Credit card encryption is the process of converting payment card data into an unreadable format so that it cannot be used by anyone who intercepts it without the proper decryption key. It protects cardholder data at two moments: when it moves across a network (encryption in transit) and when it sits in a database or system (encryption at rest). Every major payment processor, bank, and merchant handling card data is required to implement encryption as part of PCI DSS (Payment Card Industry Data Security Standard) compliance.
Encryption alone does not prevent breaches. It ensures that stolen data is worthless to whoever takes it.
When you swipe, tap, or insert your card, the terminal immediately converts your card data into an encrypted string using a cryptographic algorithm and a unique key. That string travels across the payment network to the processor. The processor holds the decryption key and converts the string back into readable data to authorize the transaction.
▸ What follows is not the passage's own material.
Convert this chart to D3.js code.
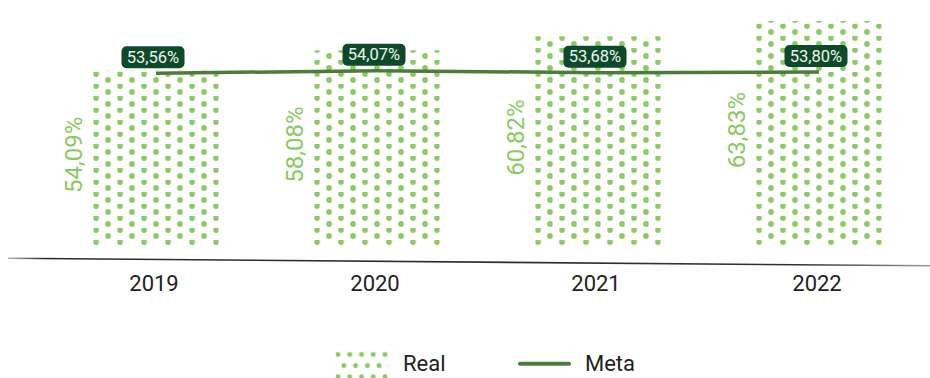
<!DOCTYPE html>
<html>
<head>
<meta charset="utf-8">
<script src="https://cdn.jsdelivr.net/npm/d3@7"></script>
<style>
  html, body { margin: 0; padding: 0; background: #fff; }
  svg { display: block; font-family: Roboto, "Liberation Sans", sans-serif; }
</style>
</head>
<body>
<script>
const width = 930
const height = 378

const years = ["2019", "2020", "2021", "2022"]
const real = [54.09, 58.08, 60.82, 63.83]
const meta = [53.56, 54.07, 53.68, 53.80]
const seriesNames = ["Real", "Meta"]

const green = "#8bc962"
const lineGreen = "#4b7d39"
const boxGreen = "#0c4a2a"

const fmt = v => d3.format(".2f")(v).replace(".", ",") + "%"

const x = d3.scaleBand()
    .domain(years)
    .range([45.5, 929.5])
    .paddingInner(0.432)
    .paddingOuter(0.216)

const y = d3.scaleLinear()
    .domain([19.8, 66])
    .range([245, 10])

const data = years.map((year, i) => ({year, real: real[i], meta: meta[i]}))

const svg = d3.select("body").append("svg")
    .attr("viewBox", [0, 0, width, height])
    .attr("width", width)
    .attr("height", height)

const defs = svg.append("defs")

// one dot pattern per bar, so the dots start at the bar edge
data.forEach((d, i) => {
  const p = defs.append("pattern")
      .attr("id", "dots-" + i)
      .attr("patternUnits", "userSpaceOnUse")
      .attr("x", x(d.year))
      .attr("y", 0)
      .attr("width", 24)
      .attr("height", 12)
  p.append("circle").attr("cx", 2.8).attr("cy", 2).attr("r", 2.9).attr("fill", green)
  p.append("circle").attr("cx", 14.8).attr("cy", 8).attr("r", 2.9).attr("fill", green)
  p.append("circle").attr("cx", 14.8).attr("cy", -4).attr("r", 2.9).attr("fill", green)
})

const lp = defs.append("pattern")
    .attr("id", "dots-legend")
    .attr("patternUnits", "userSpaceOnUse")
    .attr("x", 338 - 5.875)
    .attr("y", 354.3 - 5.6)
    .attr("width", 11.75)
    .attr("height", 22.4)
lp.append("circle").attr("cx", 5.875).attr("cy", 5.6).attr("r", 2.5).attr("fill", green)
lp.append("circle").attr("cx", 0).attr("cy", 16.8).attr("r", 2.5).attr("fill", green)
lp.append("circle").attr("cx", 11.75).attr("cy", 16.8).attr("r", 2.5).attr("fill", green)

const grad = defs.append("linearGradient")
    .attr("id", "axis-grad")
    .attr("gradientUnits", "userSpaceOnUse")
    .attr("x1", 8).attr("x2", 930).attr("y1", 0).attr("y2", 0)
grad.selectAll("stop")
  .data([[0, "#b5b5b5"], [0.04, "#2a2a2a"], [0.86, "#333"], [1, "#9a9a9a"]])
  .join("stop")
    .attr("offset", d => d[0])
    .attr("stop-color", d => d[1])

// bars
svg.append("g")
  .selectAll("rect")
  .data(data)
  .join("rect")
    .attr("x", d => x(d.year))
    .attr("y", d => y(d.real))
    .attr("width", x.bandwidth())
    .attr("height", d => y.range()[0] - y(d.real))
    .attr("fill", (d, i) => `url(#dots-${i})`)

// rotated value labels
svg.append("g")
  .selectAll("text")
  .data(data)
  .join("text")
    .attr("transform", d => `translate(${x(d.year) - 11},${(y(d.real) + y.range()[0]) / 2 - 3}) rotate(-90)`)
    .attr("text-anchor", "middle")
    .attr("font-size", 24)
    .attr("fill", green)
    .text(d => fmt(d.real))

// axis line (slightly tilted, faded ends)
svg.append("line")
    .attr("x1", 8).attr("y1", 258.3)
    .attr("x2", 930).attr("y2", 265.8)
    .attr("stroke", "url(#axis-grad)")
    .attr("stroke-width", 1.6)

svg.append("g")
  .selectAll("text")
  .data(years)
  .join("text")
    .attr("x", d => x(d) + x.bandwidth() / 2 - 2)
    .attr("y", 291)
    .attr("text-anchor", "middle")
    .attr("font-size", 22)
    .attr("fill", "#222")
    .text(d => d)

// meta line
const line = d3.line()
    .x(d => x(d.year) + x.bandwidth() / 2)
    .y(d => y(d.meta))

svg.append("path")
    .datum(data)
    .attr("d", line)
    .attr("fill", "none")
    .attr("stroke", lineGreen)
    .attr("stroke-width", 3.5)

const tags = svg.append("g")
  .selectAll("g")
  .data(data)
  .join("g")
    .attr("transform", d => `translate(${x(d.year) + x.bandwidth() / 2 - 3},${y(d.meta) - 5})`)

tags.append("rect")
    .attr("x", -31.5)
    .attr("y", -22)
    .attr("width", 63)
    .attr("height", 22)
    .attr("rx", 5)
    .attr("fill", boxGreen)

tags.append("text")
    .attr("y", -5.5)
    .attr("text-anchor", "middle")
    .attr("font-size", 16.5)
    .attr("fill", "#eef3ee")
    .text(d => fmt(d.meta))

// legend
const legend = svg.append("g")

legend.append("rect")
    .attr("x", 335.5).attr("y", 351.5)
    .attr("width", 53).attr("height", 30)
    .attr("fill", "url(#dots-legend)")

legend.append("text")
    .attr("x", 403).attr("y", 371)
    .attr("font-size", 22)
    .attr("fill", "#222")
    .text(seriesNames[0])

legend.append("line")
    .attr("x1", 520).attr("x2", 569)
    .attr("y1", 363.7).attr("y2", 363.7)
    .attr("stroke", lineGreen)
    .attr("stroke-width", 4)
    .attr("stroke-linecap", "round")

legend.append("text")
    .attr("x", 585).attr("y", 371)
    .attr("font-size", 22)
    .attr("fill", "#222")
    .text(seriesNames[1])
</script>
</body>
</html>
Only the processor decrypts the data. Retailers and intermediaries in the payment chain see only the encrypted version, which is useless without the key. This architecture is the core reason why end-to-end encryption limits the damage from a retailer's data breach.
Three technologies work together in modern card payment security. Understanding each one helps you evaluate whether a payment system is adequately protected.
Point-to-point encryption (P2PE) encrypts card data at the moment the card is read in the terminal, before any software on the merchant's system can access it. The data stays encrypted until it reaches the processor's secure environment. A certified P2PE solution significantly reduces the scope of a merchant's PCI DSS compliance obligations because the merchant never handles unencrypted card data at all.
Transport Layer Security (TLS) is the encryption protocol that protects data moving across the internet between systems. Every payment processor, bank, and card network uses TLS to prevent network-level interception. TLS 1.3, the current standard as of the PCI DSS version 4.0 requirements finalized in 2024, is required for all new implementations, with legacy TLS 1.0 and 1.1 no longer permitted.
Tokenization replaces a card number with a randomly generated substitute called a token. The token can be stored and used for recurring transactions without ever storing the real card number. The mapping between the token and the actual card number is held only in the tokenization provider's secure vault. Tokenization reduces what attackers can steal from a merchant even if they fully compromise the merchant's database.
The Payment Card Industry Data Security Standard requires merchants to use strong cryptography for transmitting cardholder data over open public networks. Requirement 4 of PCI DSS version 4.0 mandates the use of TLS and prohibits weak or outdated encryption protocols. Merchants who fail to comply face fines from card networks, increased transaction fees, and loss of card acceptance privileges in the event of a breach.